Two new tools are available for the early education and care field, thanks to a collaboration between the Department of Early Education and Care (EEC) and the Framingham-based consulting company Early Childhood Associates (ECA).
One tool is a workshop series – the Getting it Right for Children: Early Educators Leadership Institute, which ECA developed to explore how to align birth-through-third-grade systems.
The other is a resource guide that ECA created called, “Guiding Change, Impacting Quality: A Guide to Technical Assistance in Settings Serving Infants & Toddlers, Preschoolers, and Children in Out-of-School Time Programs and Their Families.”

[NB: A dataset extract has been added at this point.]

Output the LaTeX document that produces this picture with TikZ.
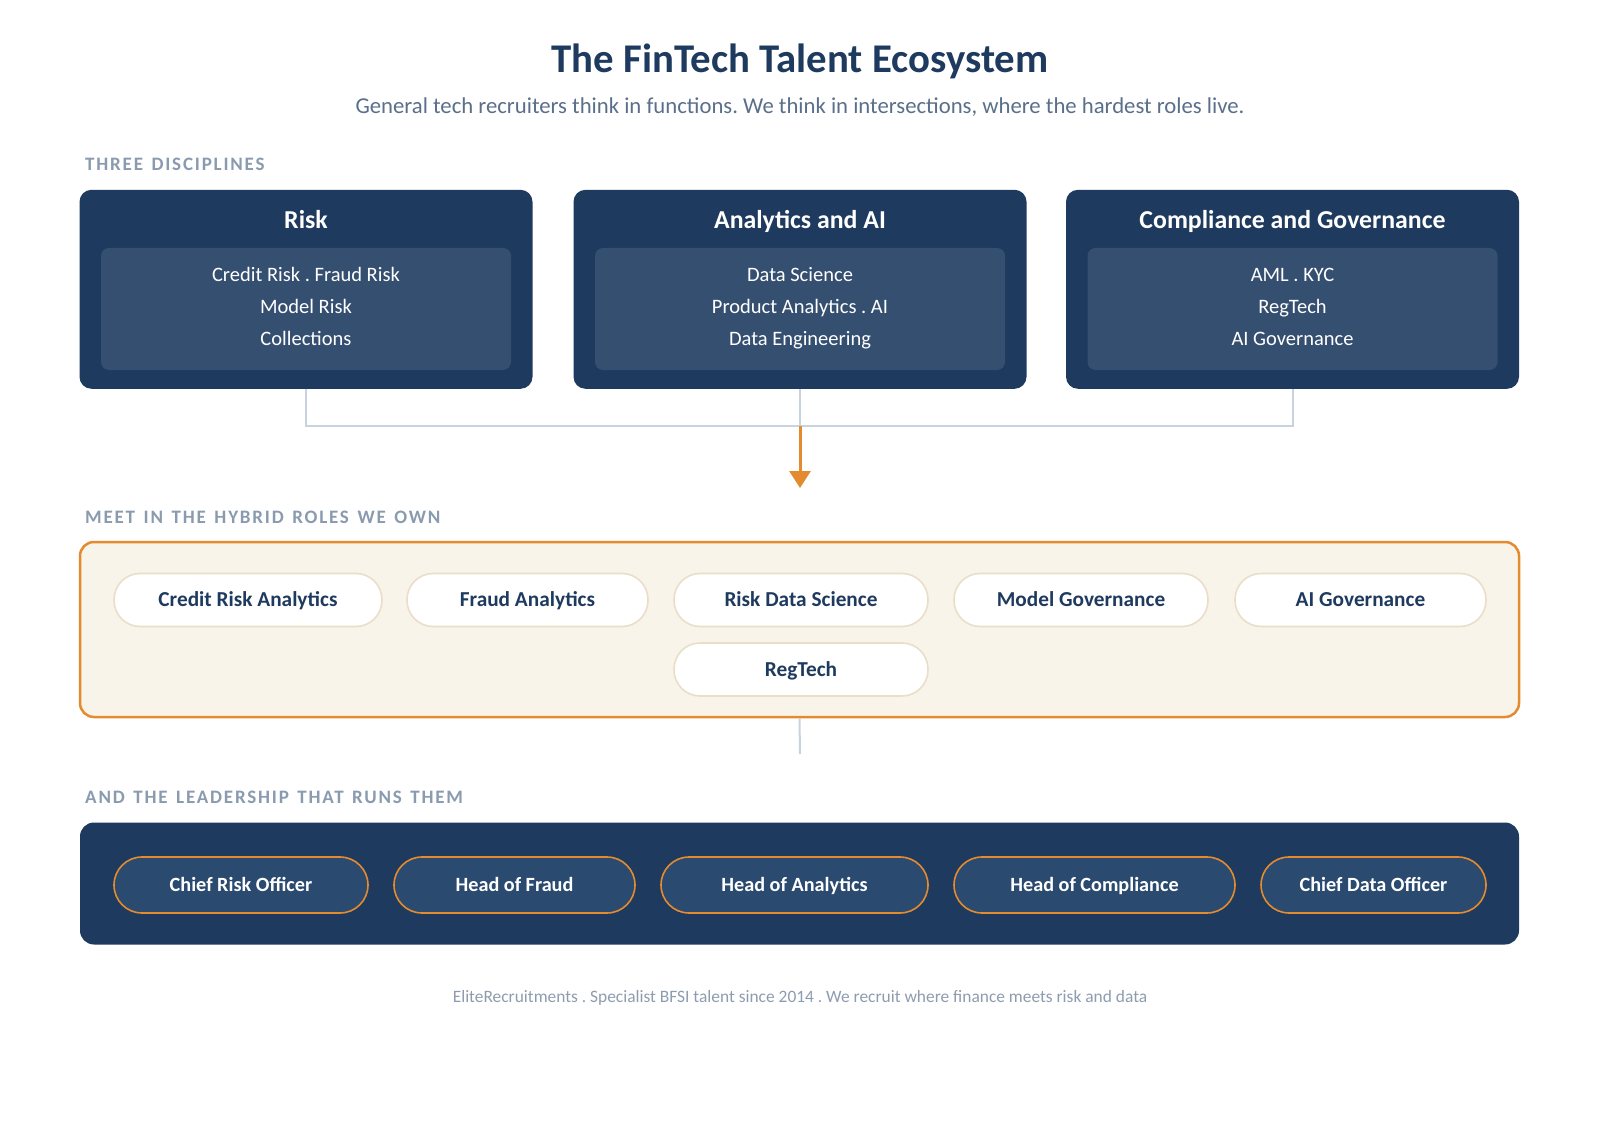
\documentclass[tikz,border=0pt]{standalone}
\usepackage{fontspec}
\setmainfont{Carlito}
\newfontfamily\spaced[LetterSpace=9.5,WordSpace=1.4]{Carlito}
\usetikzlibrary{arrows.meta}
\definecolor{navy}{HTML}{1F3A5F}
\definecolor{innerbox}{HTML}{354F70}
\definecolor{leadpill}{HTML}{2A4A70}
\definecolor{orng}{HTML}{E38B2E}
\definecolor{cream}{HTML}{F9F4EA}
\definecolor{pillborder}{HTML}{E9DEC8}
\definecolor{conn}{HTML}{C9D3E0}
\definecolor{lblgray}{HTML}{8A9BB0}
\definecolor{subgray}{HTML}{5A6F8A}
\definecolor{footgray}{HTML}{8E9CB0}
\frenchspacing
\begin{document}
\begin{tikzpicture}[x=1pt,y=-1pt,
  disc/.style={fill=navy, rounded corners=12pt, minimum width=453pt, minimum height=199pt, inner sep=0pt},
  inner/.style={fill=innerbox, rounded corners=8pt, minimum width=410pt, minimum height=122pt, inner sep=0pt},
  dhead/.style={text=white, inner sep=0pt, text height=16.6pt, text depth=0pt, font=\bfseries\fontsize{25.8}{30}\selectfont},
  dline/.style={text=white, inner sep=0pt, text height=13.2pt, text depth=0pt, font=\fontsize{20.5}{24}\selectfont},
  seclbl/.style={anchor=west, inner sep=0pt, text=lblgray, font=\spaced\bfseries\fontsize{19}{22}\selectfont},
  hpill/.style={draw=pillborder, line width=1.6pt, fill=white, rounded corners=26pt, minimum height=53pt, inner sep=0pt, text height=13.7pt, text depth=0pt, text=navy, font=\bfseries\fontsize{21.3}{25}\selectfont},
  lpill/.style={draw=orng, line width=1.6pt, fill=leadpill, rounded corners=28pt, minimum height=56pt, inner sep=0pt, text height=13pt, text depth=0pt, text=white, font=\bfseries\fontsize{20.2}{24}\selectfont},
  connline/.style={draw=conn, line width=2pt}
]
\useasboundingbox (0,0) rectangle (1600,1147);
\fill[white] (0,0) rectangle (1600,1147);

\node[text=navy, font=\bfseries\fontsize{40.8}{48}\selectfont] (title) at (800,61) {The FinTech Talent Ecosystem};
\node[text=subgray, font=\fontsize{22.7}{27}\selectfont] (sub) at (800,107) {General tech recruiters think in functions. We think in intersections, where the hardest roles live.};

\node[seclbl] (l1) at (85,164) {THREE DISCIPLINES};

% disciplines
\node[disc] (d1) at (306,289.3) {};
\node[disc] (d2) at (800,289.3) {};
\node[disc] (d3) at (1292.5,289.3) {};
\foreach \n/\x/\h/\a/\b/\c in {1/306/Risk/{Credit Risk . Fraud Risk}/{Model Risk}/Collections,
  2/800/Analytics and AI/{Data Science}/{Product Analytics . AI}/{Data Engineering},
  3/1292.5/Compliance and Governance/{AML . KYC}/RegTech/{AI Governance}}{
  \node[dhead] (h\n) at (\x,220.5) {\h};
  \node[inner] (i\n) at (\x,309) {};
  \node[dline] (a\n) at (\x,274.5) {\a};
  \node[dline] (b\n) at (\x,306.5) {\b};
  \node[dline] (c\n) at (\x,338.5) {\c};
}

% connectors
\coordinate (j) at (800,426);
\coordinate (arrowend) at (800,488);
\draw[connline] (d1.south) |- (j) -| (d3.south);
\draw[connline] (d2.south) -- (j);
\draw[draw=orng, line width=3pt, -{Triangle[length=17pt,width=21pt]}] (j) -- (arrowend);

\node[seclbl] (l2) at (85,517) {MEET IN THE HYBRID ROLES WE OWN};

% hybrid box
\node[draw=orng, line width=2.5pt, fill=cream, rounded corners=14pt, minimum width=1439pt, minimum height=175pt, inner sep=0pt] (hyb) at (799.5,629.5) {};
\node[hpill, minimum width=268pt] (p1) at (248,600) {Credit Risk Analytics};
\node[hpill, minimum width=241pt] (p2) at (527.5,600) {Fraud Analytics};
\node[hpill, minimum width=254pt] (p3) at (801,600) {Risk Data Science};
\node[hpill, minimum width=254pt] (p4) at (1081,600) {Model Governance};
\node[hpill, minimum width=251pt] (p5) at (1360.5,600) {AI Governance};
\node[hpill, minimum width=254pt] (p6) at (801,669.5) {RegTech};

\coordinate (hybend) at (800,754);
\draw[connline] (hyb.south) -- (hybend);

\node[seclbl] (l3) at (85,797) {AND THE LEADERSHIP THAT RUNS THEM};

% leadership
\node[fill=navy, rounded corners=14pt, minimum width=1439pt, minimum height=122pt, inner sep=0pt] (lead) at (799.5,883.5) {};
\node[lpill, minimum width=254pt] (q1) at (241,885) {Chief Risk Officer};
\node[lpill, minimum width=241pt] (q2) at (514.5,885) {Head of Fraud};
\node[lpill, minimum width=267pt] (q3) at (794.5,885) {Head of Analytics};
\node[lpill, minimum width=281pt] (q4) at (1094.5,885) {Head of Compliance};
\node[lpill, minimum width=225pt] (q5) at (1373.5,885) {Chief Data Officer};

\node[text=footgray, font=\fontsize{17.4}{21}\selectfont] (foot) at (800,998) {EliteRecruitments . Specialist BFSI talent since 2014 . We recruit where finance meets risk and data};
\end{tikzpicture}
\end{document}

Both provide insights into how to develop high-quality approaches to helping children thrive as they grow from birth through the third grade.
The Leadership Institute
The institute, which was held this spring, featured four, day-long workshops that covered a wide range of topics, including:
• embracing the birth-through-grade-three early learning continuum
• building and sustaining birth-through-grade-three systems
• aligning standards, curriculum, instruction, and assessments as well as funding and resources, and,
• leading, communicating, and driving the instructional agenda
The goal of the recent institute was “to support a cohort of leaders from school districts, community-based organizations, and family child care systems in building cross-cutting partnerships that will lead to improved school readiness, school success, and life-long opportunity for the children of Massachusetts.”
The featured speakers included our own Amy O’Leary, director of Strategies for Children’s Early Education for All Campaign; as well as Ralph Smith, Senior Vice President of the Annie E. Casey Foundation and Managing Director of the Campaign for Grade-Level Reading; and David Jacobson, a fellow early education blogger and the Birth Through Third Grade Learning Hub Director at Cambridge Education, Inc.

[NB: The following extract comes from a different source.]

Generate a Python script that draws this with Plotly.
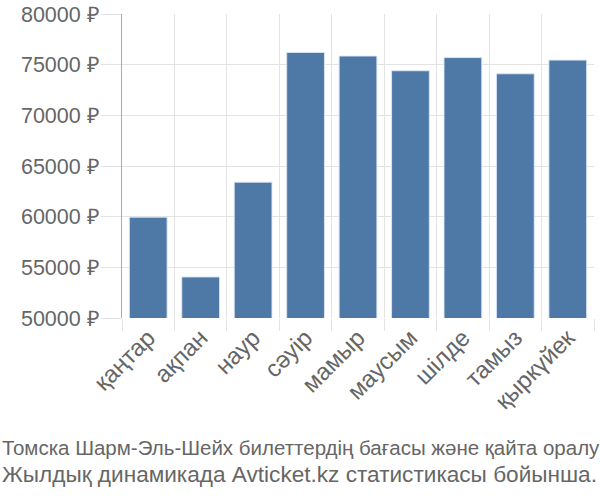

Slide presentations from the institute are posted on ECA’s website. (Click on the titles to see all the slides).
The Resource Guide
“The increasingly professionalized field of early education has created [a] new opportunity to support the professional growth of the early education and care workforce as well as the people who provide professional development (PD) to the field, including technical assistance (TA) providers,” according to ECA.
What is technical assistance? “targeted, customizable support” provided by a professional who “helps educators implement specific instructional, developmentally-appropriate practices when working directly with children.”
That’s why the “purpose of the Guide is to describe and articulate the dispositions, knowledge, and skills needed by TA [technical assistance] providers” who work in preschool and out-of-school settings.
The key dispositions are being caring, communicative, creative, critical, and professional.
The required knowledge and skills are covered in four sections:
• understanding technical assistance
• infants, toddlers, and their families
• preschoolers and their families, and,
• children in out-of-school-time programs
“Each section is divided into domains, or subject areas, and subdomains, which list specific knowledge and skills related to the domain. The subdomains first list indicators of knowledge or understanding, then list corresponding skills, and finally provide examples of how the knowledge and skills can be demonstrated (evidence).”
These sections are supported by guiding principles, which include:
• using evidence-based best practices
• ensuring access for all
• reflecting and responding to children’s “to children’s different, social, economic, and cultural backgrounds, and experiences,” and,
• linking research, theory, and practice
“While the Guide is designed to support TA providers in Massachusetts, it is also intended to strengthen and inform similar efforts to identify a coordinated set of competencies and expand opportunities for TA providers and Institutes of Higher Education (IHE) faculty and staff who work with these settings across the nation.”
Indeed, as Massachusetts and the country build better aligned birth-to-third-grade systems that provide cutting-edge education for children, both this state and the country will need to find new ways to help adults become skilled, sensitive, highly trained leaders.